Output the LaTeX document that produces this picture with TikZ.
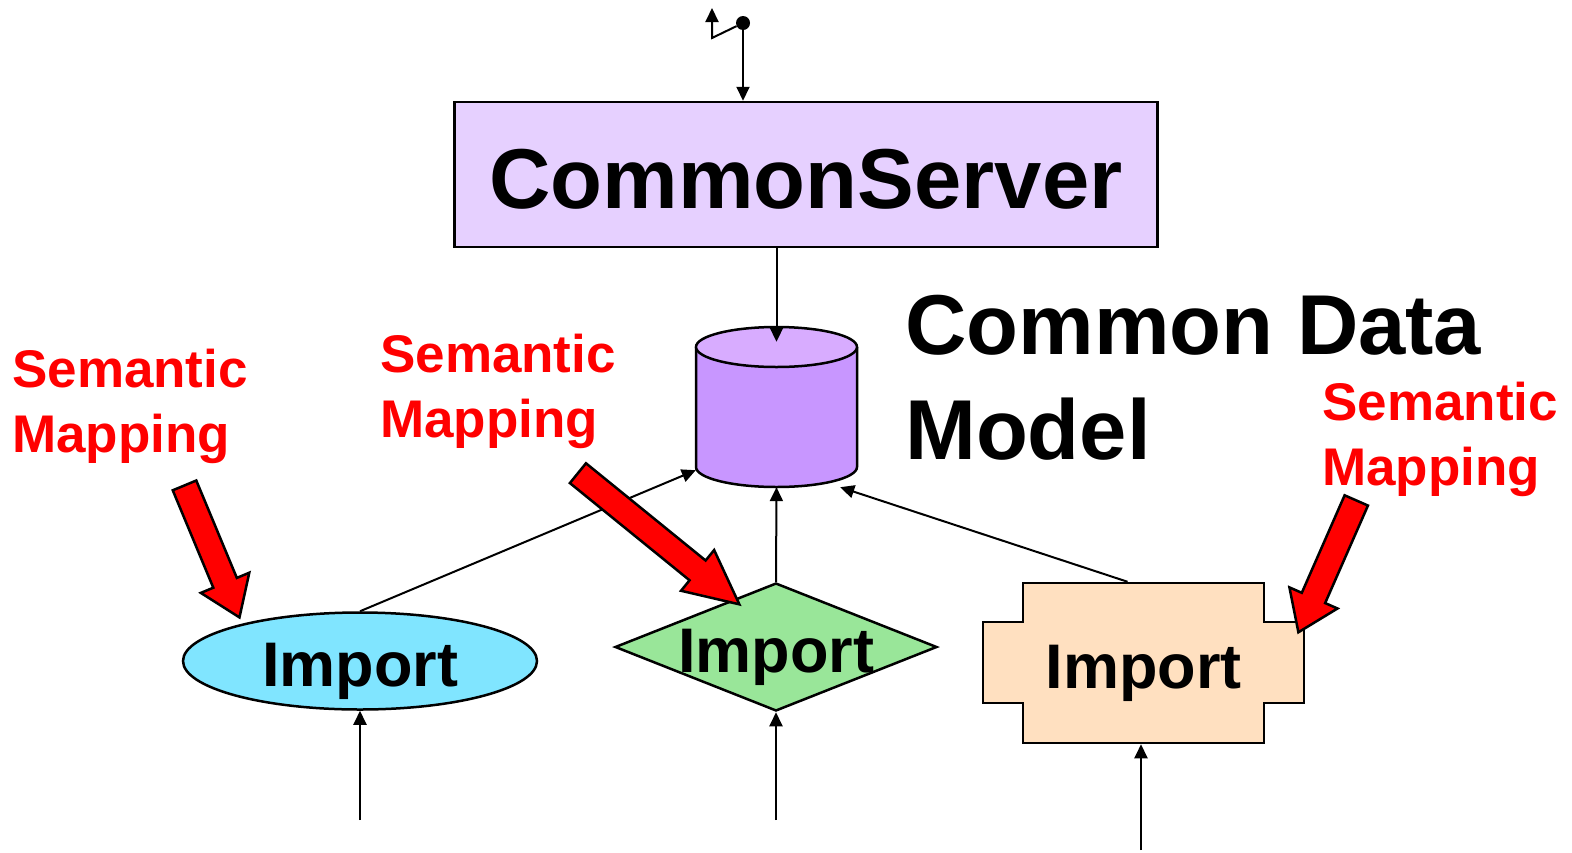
\documentclass[tikz,border=0pt]{standalone}
\usepackage{fontspec}
\setmainfont{Liberation Sans}
\usetikzlibrary{shapes.geometric, shapes.arrows, arrows.meta, positioning}
\definecolor{serverfill}{RGB}{230,208,255}
\definecolor{dbbody}{RGB}{200,150,255}
\definecolor{dbtop}{RGB}{216,172,255}
\definecolor{ellfill}{RGB}{128,229,255}
\definecolor{diafill}{RGB}{153,230,153}
\definecolor{crossfill}{RGB}{255,224,192}
\tikzstyle{block}=[draw,line width=2.5pt,fill=serverfill,rectangle]
\tikzstyle{importbox}=[draw,line width=2.5pt,inner sep=0pt,text height=50pt,text depth=0pt,font=\fontsize{63}{63}\selectfont\bfseries]
\tikzstyle{maparrow}=[single arrow,draw,line width=2.5pt,fill=red,inner sep=0pt,text height=23pt,text depth=0pt,single arrow head extend=13.5pt,single arrow tip angle=70]
\tikzstyle{mapnote}=[text=red,align=left,anchor=north west,inner sep=0pt,font=\fontsize{53}{65}\selectfont\bfseries]
\tikzstyle{conn}=[line width=2pt]

\begin{document}
\begin{tikzpicture}[x=1pt,y=-1pt,>={Triangle[length=14pt,width=13pt]}]
    \useasboundingbox (0,0) rectangle (1572,852);

    % server and its switch
    \node[block, minimum width=703pt, minimum height=145pt, text height=67pt, text depth=0pt,
          font=\fontsize{85}{85}\selectfont\bfseries] (server) at (806,174.5) {CommonServer};
    \node[circle, fill, inner sep=0pt, minimum size=14pt] (switchdot) at (743,23) {};
    \coordinate (bend) at (712,38);
    \coordinate (up) at (712,8);
    \draw[conn,->] (switchdot) -- (bend) -- (up);
    \draw[conn,->] (switchdot) -- (switchdot |- server.north);

    % common data model
    \node[minimum width=161pt, minimum height=160pt, inner sep=0pt] (db) at (776.5,407) {};
    \fill[dbbody] (696,347) -- (696,467) arc[start angle=180, end angle=360, x radius=80.5pt, y radius=20pt]
        -- (857,347) -- cycle;
    \draw[line width=2.5pt] (696,347) -- (696,467) arc[start angle=180, end angle=360, x radius=80.5pt, y radius=20pt]
        -- (857,347);
    \draw[line width=2.5pt, fill=dbtop] (776.5,347) ellipse[x radius=80.5pt, y radius=20pt];
    \node[align=left, anchor=north west, inner sep=0pt,
          font=\fontsize{85}{105}\selectfont\bfseries] (cdmtext) at (905,295) {Common Data\\Model};
    \draw[conn,->] (server.south -| db.north) -- ([yshift=-15pt]db.north);

    % imports
    \node[importbox, ellipse, fill=ellfill, minimum width=354pt, minimum height=97pt] (impA) at (360,661) {Import};
    \node[importbox, diamond, aspect=2.52, fill=diafill, minimum width=322pt, minimum height=128pt] (impB) at (776,647) {Import};
    \coordinate (cc) at (1143.5,663);
    \draw[line width=2.5pt, fill=crossfill] (cc) ++(-120.5,-80) -- ++(241,0) -- ++(0,39) -- ++(40,0)
        -- ++(0,81) -- ++(-40,0) -- ++(0,40) -- ++(-241,0) -- ++(0,-40) -- ++(-40,0)
        -- ++(0,-81) -- ++(40,0) -- cycle;
    \node[importbox, draw=none, minimum width=241pt, minimum height=160pt] (impC) at (cc) {Import};

    \draw[conn,->] (impA.north) -- ([yshift=17pt]db.south west);
    \draw[conn,->] (impB.north) -- (db.south);
    \draw[conn,->] ([xshift=-16pt]impC.north) -- ([xshift=-17pt]db.south east);

    \coordinate (inA) at (360,820);
    \coordinate (inB) at (776,820);
    \coordinate (inC) at (1141,850);
    \draw[conn,->] (inA) -- (impA.south);
    \draw[conn,->] (inB) -- (impB.south);
    \draw[conn,->] (inC) -- (inC |- impC.south);

    % semantic mapping notes
    \node[mapnote] (noteA) at (12,349) {Semantic\\Mapping};
    \node[mapnote] (noteB) at (380,334) {Semantic\\Mapping};
    \node[mapnote] (noteC) at (1322,382) {Semantic\\Mapping};
    \node[maparrow, minimum height=143pt, rotate=-67.4] (mapA) at (208.5,543) {};
    \node[maparrow, minimum height=208pt, rotate=-39.1, single arrow tip angle=52] (mapB) at (648.5,530.5) {};
    \node[maparrow, minimum height=144pt, rotate=-113.7] (mapC) at (1331,558) {};
\end{tikzpicture}
\end{document}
::::
Job -
Please set down each line of the data above exactly as written, without the pictures.

Final result -
Output the LaTeX document that produces this picture with TikZ.
\documentclass[tikz,border=0pt]{standalone}
\usepackage{fontspec}
\setmainfont{Liberation Sans}
\usetikzlibrary{shapes.geometric, shapes.arrows, arrows.meta, positioning}
\definecolor{serverfill}{RGB}{230,208,255}
\definecolor{dbbody}{RGB}{200,150,255}
\definecolor{dbtop}{RGB}{216,172,255}
\definecolor{ellfill}{RGB}{128,229,255}
\definecolor{diafill}{RGB}{153,230,153}
\definecolor{crossfill}{RGB}{255,224,192}
\tikzstyle{block}=[draw,line width=2.5pt,fill=serverfill,rectangle]
\tikzstyle{importbox}=[draw,line width=2.5pt,inner sep=0pt,text height=50pt,text depth=0pt,font=\fontsize{63}{63}\selectfont\bfseries]
\tikzstyle{maparrow}=[single arrow,draw,line width=2.5pt,fill=red,inner sep=0pt,text height=23pt,text depth=0pt,single arrow head extend=13.5pt,single arrow tip angle=70]
\tikzstyle{mapnote}=[text=red,align=left,anchor=north west,inner sep=0pt,font=\fontsize{53}{65}\selectfont\bfseries]
\tikzstyle{conn}=[line width=2pt]

\begin{document}
\begin{tikzpicture}[x=1pt,y=-1pt,>={Triangle[length=14pt,width=13pt]}]
    \useasboundingbox (0,0) rectangle (1572,852);

    % server and its switch
    \node[block, minimum width=703pt, minimum height=145pt, text height=67pt, text depth=0pt,
          font=\fontsize{85}{85}\selectfont\bfseries] (server) at (806,174.5) {CommonServer};
    \node[circle, fill, inner sep=0pt, minimum size=14pt] (switchdot) at (743,23) {};
    \coordinate (bend) at (712,38);
    \coordinate (up) at (712,8);
    \draw[conn,->] (switchdot) -- (bend) -- (up);
    \draw[conn,->] (switchdot) -- (switchdot |- server.north);

    % common data model
    \node[minimum width=161pt, minimum height=160pt, inner sep=0pt] (db) at (776.5,407) {};
    \fill[dbbody] (696,347) -- (696,467) arc[start angle=180, end angle=360, x radius=80.5pt, y radius=20pt]
        -- (857,347) -- cycle;
    \draw[line width=2.5pt] (696,347) -- (696,467) arc[start angle=180, end angle=360, x radius=80.5pt, y radius=20pt]
        -- (857,347);
    \draw[line width=2.5pt, fill=dbtop] (776.5,347) ellipse[x radius=80.5pt, y radius=20pt];
    \node[align=left, anchor=north west, inner sep=0pt,
          font=\fontsize{85}{105}\selectfont\bfseries] (cdmtext) at (905,295) {Common Data\\Model};
    \draw[conn,->] (server.south -| db.north) -- ([yshift=-15pt]db.north);

    % imports
    \node[importbox, ellipse, fill=ellfill, minimum width=354pt, minimum height=97pt] (impA) at (360,661) {Import};
    \node[importbox, diamond, aspect=2.52, fill=diafill, minimum width=322pt, minimum height=128pt] (impB) at (776,647) {Import};
    \coordinate (cc) at (1143.5,663);
    \draw[line width=2.5pt, fill=crossfill] (cc) ++(-120.5,-80) -- ++(241,0) -- ++(0,39) -- ++(40,0)
        -- ++(0,81) -- ++(-40,0) -- ++(0,40) -- ++(-241,0) -- ++(0,-40) -- ++(-40,0)
        -- ++(0,-81) -- ++(40,0) -- cycle;
    \node[importbox, draw=none, minimum width=241pt, minimum height=160pt] (impC) at (cc) {Import};

    \draw[conn,->] (impA.north) -- ([yshift=17pt]db.south west);
    \draw[conn,->] (impB.north) -- (db.south);
    \draw[conn,->] ([xshift=-16pt]impC.north) -- ([xshift=-17pt]db.south east);

    \coordinate (inA) at (360,820);
    \coordinate (inB) at (776,820);
    \coordinate (inC) at (1141,850);
    \draw[conn,->] (inA) -- (impA.south);
    \draw[conn,->] (inB) -- (impB.south);
    \draw[conn,->] (inC) -- (inC |- impC.south);

    % semantic mapping notes
    \node[mapnote] (noteA) at (12,349) {Semantic\\Mapping};
    \node[mapnote] (noteB) at (380,334) {Semantic\\Mapping};
    \node[mapnote] (noteC) at (1322,382) {Semantic\\Mapping};
    \node[maparrow, minimum height=143pt, rotate=-67.4] (mapA) at (208.5,543) {};
    \node[maparrow, minimum height=208pt, rotate=-39.1, single arrow tip angle=52] (mapB) at (648.5,530.5) {};
    \node[maparrow, minimum height=144pt, rotate=-113.7] (mapC) at (1331,558) {};
\end{tikzpicture}
\end{document}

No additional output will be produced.